A poll found that the average age a Canadian person will be before paying off their full mortgage is 57, according to St. Lawrence EMC. This is up a few years compared to age 55 a similar poll conducted in 2012 found. Canadians are making positive changes to speed up mortgage payments, but it may actually be their non-mortgage debt that determines how quickly they can become mortgage free.
St. Lawrence EMC said that the poll found that residents in British Columbia had the longest repayment expectation at 59 years, and 50 percent of Canadians that own homes said since they first took out their mortgage, their non-mortgage debt has increased. Canadian homeowners also said that lack of funds keeps them from making lump sum payments.

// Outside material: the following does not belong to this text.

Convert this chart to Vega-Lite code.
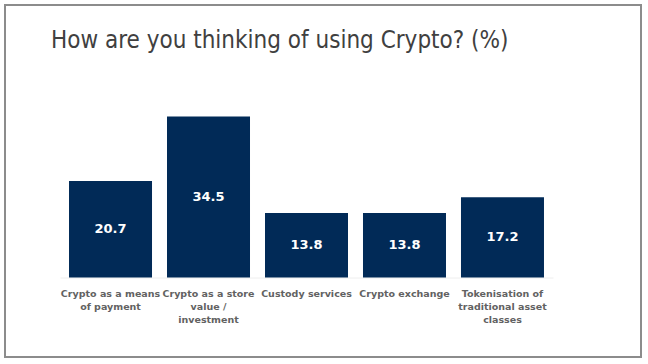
{
  "$schema": "https://vega.github.io/schema/vega-lite/v6.json",
  "autosize": {"type": "none"},
  "width": 636,
  "height": 352,
  "padding": {"left": 5, "top": 5, "right": 7, "bottom": 7},
  "background": "#ffffff",
  "config": {
    "view": {"stroke": "#8c8c8c", "strokeWidth": 2},
    "font": "DejaVu Sans"
  },
  "title": {
    "text": "How are you thinking of using Crypto? (%)",
    "anchor": "start",
    "dx": 46,
    "dy": 52,
    "font": "DejaVu Sans Condensed",
    "fontSize": 24,
    "fontWeight": "normal",
    "color": "#404040"
  },
  "data": {
    "values": [
      {"category": "Crypto as a means|of payment", "value": 20.7},
      {"category": "Crypto as a store|value /|investment", "value": 34.5},
      {"category": "Custody services", "value": 13.8},
      {"category": "Crypto exchange", "value": 13.8},
      {"category": "Tokenisation of|traditional asset|classes", "value": 17.2}
    ]
  },
  "transform": [{"calculate": "datum.value / 2", "as": "mid"}],
  "encoding": {
    "x": {
      "field": "category",
      "type": "nominal",
      "sort": null,
      "scale": {"range": [55, 548], "paddingInner": 0.153, "paddingOuter": 0.092},
      "axis": {
        "title": null,
        "orient": "bottom",
        "offset": -79.5,
        "labelAngle": 0,
        "labelExpr": "split(datum.value, '|')",
        "labelFont": "DejaVu Sans",
        "labelFontSize": 9.5,
        "labelFontWeight": "bold",
        "labelColor": "#626262",
        "labelLineHeight": 13,
        "labelPadding": 16,
        "labelBaseline": "middle",
        "ticks": false,
        "domainColor": "#eeeeee",
        "domainWidth": 1,
        "grid": false
      }
    }
  },
  "layer": [
    {
      "mark": {"type": "bar", "color": "#012a57"},
      "encoding": {
        "y": {
          "field": "value",
          "type": "quantitative",
          "scale": {"domain": [0, 36], "range": [272.5, 104.5]},
          "axis": null
        }
      }
    },
    {
      "mark": {"type": "text", "color": "#ffffff", "fontWeight": "bold", "fontSize": 13, "font": "DejaVu Sans", "baseline": "middle"},
      "encoding": {
        "y": {"field": "mid", "type": "quantitative", "scale": {"domain": [0, 36], "range": [272.5, 104.5]}, "axis": null},
        "text": {"field": "value", "type": "quantitative", "format": ".1f"}
      }
    }
  ]
}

One way to determine how quickly a mortgage can be paid back is by using a mortgage calculator. A mortgage calculator can compare many mortgage rates side-by-side, showing someone that simple changes can speed up or slow down payments. Making changes like adding lump sum payments, making prepayments, accelerating payments or getting the lowest rate can affect interest over time.

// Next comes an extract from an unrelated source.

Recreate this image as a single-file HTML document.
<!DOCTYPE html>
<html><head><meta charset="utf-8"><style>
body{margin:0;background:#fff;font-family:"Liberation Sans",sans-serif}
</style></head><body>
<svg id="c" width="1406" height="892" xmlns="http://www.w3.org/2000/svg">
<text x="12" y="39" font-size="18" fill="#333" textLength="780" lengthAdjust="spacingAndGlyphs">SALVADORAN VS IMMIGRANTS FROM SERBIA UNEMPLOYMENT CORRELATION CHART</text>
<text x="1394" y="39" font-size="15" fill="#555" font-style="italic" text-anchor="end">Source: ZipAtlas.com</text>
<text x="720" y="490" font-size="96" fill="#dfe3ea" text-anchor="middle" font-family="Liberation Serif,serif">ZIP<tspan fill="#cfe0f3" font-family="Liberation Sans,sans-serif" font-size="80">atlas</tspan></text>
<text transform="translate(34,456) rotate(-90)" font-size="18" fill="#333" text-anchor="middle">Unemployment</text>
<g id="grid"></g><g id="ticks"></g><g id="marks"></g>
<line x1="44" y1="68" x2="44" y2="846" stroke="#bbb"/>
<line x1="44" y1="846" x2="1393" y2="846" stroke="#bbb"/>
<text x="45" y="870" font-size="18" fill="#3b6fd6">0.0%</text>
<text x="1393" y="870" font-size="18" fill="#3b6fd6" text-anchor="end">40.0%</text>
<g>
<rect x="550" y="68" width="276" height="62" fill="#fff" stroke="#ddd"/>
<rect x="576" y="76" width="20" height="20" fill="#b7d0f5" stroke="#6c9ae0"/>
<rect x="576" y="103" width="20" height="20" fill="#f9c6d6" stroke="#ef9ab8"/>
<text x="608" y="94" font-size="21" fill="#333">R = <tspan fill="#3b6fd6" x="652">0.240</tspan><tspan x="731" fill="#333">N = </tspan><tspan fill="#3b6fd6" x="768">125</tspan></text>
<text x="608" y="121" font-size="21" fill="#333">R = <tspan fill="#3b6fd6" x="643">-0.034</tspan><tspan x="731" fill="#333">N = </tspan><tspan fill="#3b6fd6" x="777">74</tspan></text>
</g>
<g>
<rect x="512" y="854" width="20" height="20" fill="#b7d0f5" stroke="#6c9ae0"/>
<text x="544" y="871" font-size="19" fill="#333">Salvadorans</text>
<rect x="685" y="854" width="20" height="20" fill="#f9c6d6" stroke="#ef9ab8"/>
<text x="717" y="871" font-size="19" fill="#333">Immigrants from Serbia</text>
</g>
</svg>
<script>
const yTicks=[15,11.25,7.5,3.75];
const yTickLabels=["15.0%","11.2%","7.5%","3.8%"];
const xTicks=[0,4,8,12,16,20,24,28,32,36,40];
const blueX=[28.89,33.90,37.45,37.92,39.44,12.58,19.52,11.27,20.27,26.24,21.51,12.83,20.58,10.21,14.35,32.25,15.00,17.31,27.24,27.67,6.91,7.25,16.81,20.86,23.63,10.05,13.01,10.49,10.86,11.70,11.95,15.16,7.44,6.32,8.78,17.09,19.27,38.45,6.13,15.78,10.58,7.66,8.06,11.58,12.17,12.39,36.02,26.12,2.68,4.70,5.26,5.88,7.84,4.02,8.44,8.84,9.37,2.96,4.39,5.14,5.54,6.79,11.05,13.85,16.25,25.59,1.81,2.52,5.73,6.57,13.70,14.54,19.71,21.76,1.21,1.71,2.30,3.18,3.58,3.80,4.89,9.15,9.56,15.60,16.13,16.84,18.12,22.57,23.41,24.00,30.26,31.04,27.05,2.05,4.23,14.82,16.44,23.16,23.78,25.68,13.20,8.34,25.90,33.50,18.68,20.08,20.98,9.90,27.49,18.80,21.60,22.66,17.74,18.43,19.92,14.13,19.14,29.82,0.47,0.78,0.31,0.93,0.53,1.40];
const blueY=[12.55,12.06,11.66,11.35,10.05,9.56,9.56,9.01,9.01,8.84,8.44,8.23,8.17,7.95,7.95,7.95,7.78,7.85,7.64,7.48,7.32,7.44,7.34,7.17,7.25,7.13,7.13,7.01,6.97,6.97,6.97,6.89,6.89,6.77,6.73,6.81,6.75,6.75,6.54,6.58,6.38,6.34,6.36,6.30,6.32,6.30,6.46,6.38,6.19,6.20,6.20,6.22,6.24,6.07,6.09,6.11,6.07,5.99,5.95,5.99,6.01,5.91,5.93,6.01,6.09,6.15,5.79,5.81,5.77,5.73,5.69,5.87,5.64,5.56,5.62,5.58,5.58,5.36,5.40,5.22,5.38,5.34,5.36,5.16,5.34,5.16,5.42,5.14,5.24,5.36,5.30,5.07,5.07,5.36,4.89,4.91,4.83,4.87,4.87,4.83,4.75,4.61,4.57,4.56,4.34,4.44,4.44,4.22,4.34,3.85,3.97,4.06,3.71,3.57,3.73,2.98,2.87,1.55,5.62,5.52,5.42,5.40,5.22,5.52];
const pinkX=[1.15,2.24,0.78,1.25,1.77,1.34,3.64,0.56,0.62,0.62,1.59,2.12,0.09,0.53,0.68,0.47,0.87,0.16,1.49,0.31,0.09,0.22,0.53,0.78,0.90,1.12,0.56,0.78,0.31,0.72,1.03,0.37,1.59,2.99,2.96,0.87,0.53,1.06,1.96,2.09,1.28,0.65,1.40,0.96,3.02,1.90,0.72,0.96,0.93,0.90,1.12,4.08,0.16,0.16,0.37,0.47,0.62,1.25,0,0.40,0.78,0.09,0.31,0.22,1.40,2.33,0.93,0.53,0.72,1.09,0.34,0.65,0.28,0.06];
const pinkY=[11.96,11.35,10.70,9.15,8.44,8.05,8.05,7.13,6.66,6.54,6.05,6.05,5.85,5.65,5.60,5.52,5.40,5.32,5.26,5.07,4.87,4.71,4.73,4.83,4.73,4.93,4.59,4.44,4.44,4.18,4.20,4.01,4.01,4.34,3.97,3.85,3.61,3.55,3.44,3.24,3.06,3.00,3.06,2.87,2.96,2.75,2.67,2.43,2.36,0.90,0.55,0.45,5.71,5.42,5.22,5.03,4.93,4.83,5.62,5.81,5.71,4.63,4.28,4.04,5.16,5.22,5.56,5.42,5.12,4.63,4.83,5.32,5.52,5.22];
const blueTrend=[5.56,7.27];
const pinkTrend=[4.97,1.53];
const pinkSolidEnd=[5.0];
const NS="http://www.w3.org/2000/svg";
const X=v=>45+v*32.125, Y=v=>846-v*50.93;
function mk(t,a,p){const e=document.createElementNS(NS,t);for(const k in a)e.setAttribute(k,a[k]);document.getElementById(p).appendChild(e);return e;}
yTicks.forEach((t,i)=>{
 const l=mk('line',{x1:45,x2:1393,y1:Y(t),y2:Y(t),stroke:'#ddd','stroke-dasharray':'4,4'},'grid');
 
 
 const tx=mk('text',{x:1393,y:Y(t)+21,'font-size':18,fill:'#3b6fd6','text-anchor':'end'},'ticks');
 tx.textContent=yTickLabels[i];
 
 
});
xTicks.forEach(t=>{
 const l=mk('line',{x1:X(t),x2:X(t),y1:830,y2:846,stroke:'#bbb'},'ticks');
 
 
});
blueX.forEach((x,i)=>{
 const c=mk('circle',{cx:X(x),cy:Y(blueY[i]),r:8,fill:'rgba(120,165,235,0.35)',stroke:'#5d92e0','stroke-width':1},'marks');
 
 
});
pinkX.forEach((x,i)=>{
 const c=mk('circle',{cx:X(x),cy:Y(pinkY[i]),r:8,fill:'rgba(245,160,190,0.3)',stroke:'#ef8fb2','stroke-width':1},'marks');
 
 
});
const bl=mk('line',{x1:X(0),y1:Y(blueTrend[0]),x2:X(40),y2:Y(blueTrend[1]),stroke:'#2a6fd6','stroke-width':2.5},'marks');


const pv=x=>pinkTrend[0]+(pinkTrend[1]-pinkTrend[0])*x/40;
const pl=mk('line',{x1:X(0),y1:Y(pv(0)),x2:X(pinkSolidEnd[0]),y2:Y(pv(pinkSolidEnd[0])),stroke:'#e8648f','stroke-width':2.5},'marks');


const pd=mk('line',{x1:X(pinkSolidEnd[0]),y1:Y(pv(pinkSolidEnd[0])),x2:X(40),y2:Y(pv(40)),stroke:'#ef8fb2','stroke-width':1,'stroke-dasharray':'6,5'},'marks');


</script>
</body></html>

Most closed mortgage products allow a lump sum payment of up to 20 percent of the remaining principle amount or balance once a year. Lump sum payments can have a drastic effect on interest paid and the length of amortization.

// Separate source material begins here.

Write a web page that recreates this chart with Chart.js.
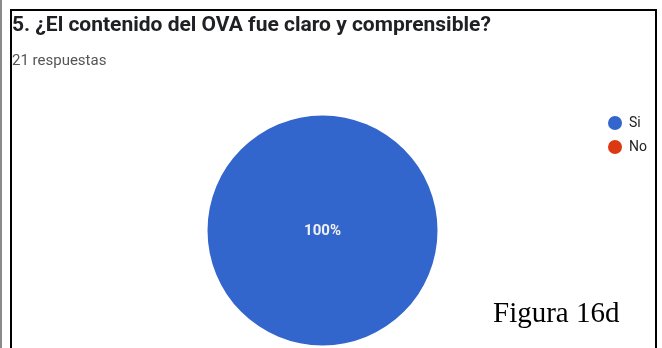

Additionally, choosing bi-weekly accelerated payments could also save thousands over the course of a mortgage.
It's not only mortgage debt homeowners must consider. St. Lawrence EMC said that according to the poll, only 11 percent of homeowners who've taken on additional non-mortgage debt have made an extra mortgage payment in the last year. This is much lower than the 19 percent who were making lump sum payments among those who hadn't added to their non-mortgage debt.
Paying down a mortgage quickly
In addition to using a mortgage calculator to determine how much money needs to be paid back, St. Lawrence EMC suggests talking to a financial advisor. A professional can offer advice on ways to pay down a mortgage sooner as well as explain better ways to manage cash flow and pay off non-mortgage debt. If someone has accrued more non-mortgage debt since buying their home, they should consider consolidating their debt to reduce overall interest costs. This could free up some cash flow each month that can be put toward mortgage repayments.